Poster
in
Workshop: Safe Generative AI
Large Language Model Benchmarks Do Not Test Reliability
Joshua Vendrow · Edward Vendrow · Sara Beery · Aleksander Madry
When deploying large language models (LLMs) in real-world applications, it is important to ensure that these models are not only capable, but also reliable: consistently accurate on a task such that we can be confident in their outputs. We contend that while many benchmarks have been created to track models' growing capabilities, we lack benchmarks that can properly assess whether models can perform any of their capabilities, even simpler ones, reliably. We suggest that this gap in benchmarking stems from the practice of discarding benchmarks once performance on them is "saturated," with remaining errors dismissed as mistakes in the benchmarks themselves; consequently, there might still be model failures lost in the noise, hiding unreliable behavior. To better evaluate the reliability of LLMs, we propose the construction of platinum benchmarks: benchmarks on which a reliable and performant model should achieve 100\% accuracy, making perfect performance the criterion for success.
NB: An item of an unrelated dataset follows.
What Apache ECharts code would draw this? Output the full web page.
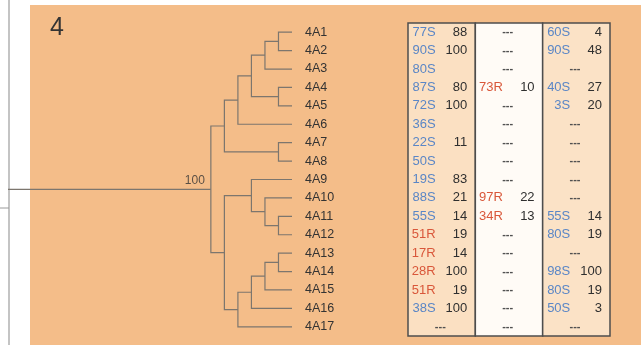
<!DOCTYPE html>
<html>
<head>
<meta charset="utf-8">
<script src="https://cdn.jsdelivr.net/npm/echarts@6/dist/echarts.min.js"></script>
<style>
  html, body { margin: 0; padding: 0; background: #fff; }
  #chart { width: 641px; height: 345px; }
</style>
</head>
<body>
<div id="chart"></div>
<script>
const panelTitle = "4";
const leaves = ["4A1", "4A2", "4A3", "4A4", "4A5", "4A6", "4A7", "4A8", "4A9",
  "4A10", "4A11", "4A12", "4A13", "4A14", "4A15", "4A16", "4A17"];

// [left, right, height]: strings are leaves, numbers point to earlier merges
const merges = [
  ["4A1", "4A2", 1],
  [0, "4A3", 2],
  ["4A4", "4A5", 1],
  [1, 2, 3],
  [3, "4A6", 4],
  ["4A7", "4A8", 1],
  [4, 5, 5],
  ["4A11", "4A12", 1],
  ["4A10", 7, 2],
  ["4A9", 8, 3],
  ["4A13", "4A14", 1],
  [10, "4A15", 2],
  [11, "4A16", 3],
  [12, "4A17", 4],
  [9, 13, 5],
  [6, 14, 6]
];
const rootTip = 21;
const rootSupport = "100";

const col1Code = ["77S", "90S", "80S", "87S", "72S", "36S", "22S", "50S", "19S",
  "88S", "55S", "51R", "17R", "28R", "51R", "38S", "---"];
const col1Value = [88, 100, null, 80, 100, null, 11, null, 83, 21, 14, 19, 14, 100, 19, 100, null];
const col2Code = ["---", "---", "---", "73R", "---", "---", "---", "---", "---",
  "97R", "34R", "---", "---", "---", "---", "---", "---"];
const col2Value = [null, null, null, 10, null, null, null, null, null, 22, 13, null, null, null, null, null, null];
const col3Code = ["60S", "90S", "---", "40S", "3S", "---", "---", "---", "---",
  "---", "55S", "80S", "---", "98S", "80S", "50S", "---"];
const col3Value = [4, 48, null, 27, 20, null, null, null, null, null, 14, 19, null, 100, 19, 3, null];

const columnFills = ["#fbe0c2", "#fffbf6", "#fbe2c6"];

// tree layout
const nodes = [];
function nodeOf(ref) {
  if (typeof ref === "string") return { x: 0, y: leaves.indexOf(ref) };
  return nodes[ref];
}
const treeLines = [];
merges.forEach(([a, b, h]) => {
  const na = nodeOf(a), nb = nodeOf(b);
  treeLines.push({ coords: [[na.x, na.y], [h, na.y], [h, nb.y], [nb.x, nb.y]] });
  nodes.push({ x: h, y: (na.y + nb.y) / 2 });
});
const root = nodes[nodes.length - 1];
treeLines.push({ coords: [[root.x, root.y], [rootTip, root.y]] });

// table cells
const cells = [];
[[col1Code, col1Value], [col2Code, col2Value], [col3Code, col3Value]].forEach(([codes, vals], c) => {
  codes.forEach((code, r) => {
    if (code === "---") {
      cells.push({ value: [c + 0.48, r], text: "---", align: "center", color: "#505050", size: 11, weight: "bold" });
    } else {
      const color = code.endsWith("R") ? "#d9573a" : "#5a86c6";
      cells.push({ value: [c + 0.41, r], text: code, align: "right", color: color, size: 13, weight: "normal" });
    }
    if (vals[r] != null) {
      cells.push({ value: [c + 0.88, r], text: String(vals[r]), align: "right", color: "#2f2f2f", size: 13, weight: "normal" });
    }
  });
});

const chart = echarts.init(document.getElementById("chart"));
const yMin = -0.5, yMax = leaves.length - 0.5;

chart.setOption({
  backgroundColor: "#ffffff",
  animation: false,
  title: {
    text: panelTitle, left: 45, top: 11,
    textStyle: { fontSize: 25, fontWeight: "normal", color: "#333", fontFamily: "Liberation Sans" }
  },
  graphic: [
    { type: "rect", z: -10, shape: { x: 30, y: 5, width: 611, height: 340 }, style: { fill: "#f4bd89" } },
    { type: "line", z: -5, shape: { x1: 9, y1: 0, x2: 9, y2: 345 }, style: { stroke: "#c4c4c4", lineWidth: 2 } },
    { type: "line", z: -5, shape: { x1: 0, y1: 208, x2: 9, y2: 208 }, style: { stroke: "#9a9a9a", lineWidth: 1 } }
  ],
  grid: [
    { left: 8, right: 349, top: 23, height: 313 },
    { left: 408, right: 31, top: 23, height: 313 }
  ],
  xAxis: [
    { gridIndex: 0, type: "value", min: 0, max: rootTip, inverse: true, show: false },
    { gridIndex: 1, type: "value", min: 0, max: 3, show: false }
  ],
  yAxis: [
    { gridIndex: 0, type: "value", min: yMin, max: yMax, inverse: true, show: false },
    {
      gridIndex: 0, type: "category", data: leaves, inverse: true, position: "right",
      axisLine: { show: false }, axisTick: { show: false }, splitLine: { show: false },
      axisLabel: { margin: 13, color: "#333", fontSize: 12.5, fontFamily: "Liberation Sans", interval: 0 }
    },
    { gridIndex: 1, type: "value", min: yMin, max: yMax, inverse: true, show: false }
  ],
  series: [
    {
      type: "lines", coordinateSystem: "cartesian2d", xAxisIndex: 0, yAxisIndex: 0,
      polyline: true, silent: true,
      lineStyle: { color: "#7c766e", width: 1.2, opacity: 1 },
      data: treeLines
    },
    {
      type: "scatter", xAxisIndex: 0, yAxisIndex: 0, symbolSize: 0,
      data: [[root.x, root.y]],
      label: {
        show: true, formatter: rootSupport, position: "left", distance: 6, offset: [0, -9],
        color: "#333", fontSize: 12, fontFamily: "Liberation Sans"
      }
    },
    {
      type: "custom", xAxisIndex: 1, yAxisIndex: 2,
      data: columnFills.map((f, i) => [i]),
      renderItem: (params, api) => {
        const c = api.value(0);
        const p0 = api.coord([c, yMin]);
        const p1 = api.coord([c + 1, yMax]);
        return {
          type: "rect",
          shape: { x: p0[0], y: p0[1], width: p1[0] - p0[0], height: p1[1] - p0[1] },
          style: { fill: columnFills[params.dataIndex], stroke: "#4d4d4d", lineWidth: 1.5 }
        };
      }
    },
    {
      type: "custom", xAxisIndex: 1, yAxisIndex: 2, z: 5,
      data: cells.map(c => c.value),
      renderItem: (params, api) => {
        const d = cells[params.dataIndex];
        const p = api.coord([api.value(0), api.value(1)]);
        return {
          type: "text", x: p[0], y: p[1],
          style: {
            text: d.text, align: d.align, verticalAlign: "middle", fill: d.color,
            font: d.weight + " " + d.size + "px 'Liberation Sans'"
          }
        };
      }
    }
  ]
});
</script>
</body>
</html>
As an initial attempt at constructing such a benchmark, we carefully clean examples from 10 existing benchmarks to minimize label errors and ambiguity, turning their ground truth labels from "gold" to "platinum." Evaluating current frontier LLMs on our benchmark, we find that indeed, these models still exhibit failures on simple tasks, but benchmarks are too noisy to catch these lingering failures.